Scientific classification
- Kingdom: Animalia
- Phylum: Chordata
- Class: Actinopterygii
- Order: Gobiiformes
- Family: Gobiidae
- Genus: Elacatinus
- Species: E. atronasus
- Binomial name: Elacatinus atronasus (Böhlke & Robins, 1968)
- Synonyms: Gobiosoma atronasum Böhlke & Robins, 1968; Elacatinus atronasum (Böhlke & Robins, 1968);

= Elacatinus atronasus =

- Authority: (Böhlke & Robins, 1968)
- Conservation status: EN
- Synonyms: Gobiosoma atronasum Böhlke & Robins, 1968, Elacatinus atronasum (Böhlke & Robins, 1968)

Species of fish

Elacatinus atronasus is a species of ray-finned fish in the family Gobiidae which is endemic to a single reef in Exuma Sound in the Bahamas. It is a species associated with a coral reefs but unlike many other species in the genus Elacatinus it does not engage in cleaning behaviour, feeding instead on particulate zooplankton. It occurs in large, mixed groups in the vicinity of vertical faces which have plentiful holes and near undercut ledges.
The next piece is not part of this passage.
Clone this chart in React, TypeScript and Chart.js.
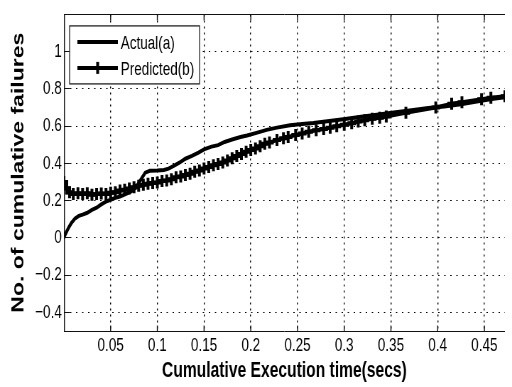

It forms schools above the sea floor where has been recorded as remaining stationary, hovering above corals by day, resting on the coral during the night. Its reproductive behaviour is unknown. The IUCN assess Elacatinus atronasus as endangered due to its restricted range and the perceived vulnerability of this species to predation by the invasive lionfish, Pterois miles and Pterois volitans.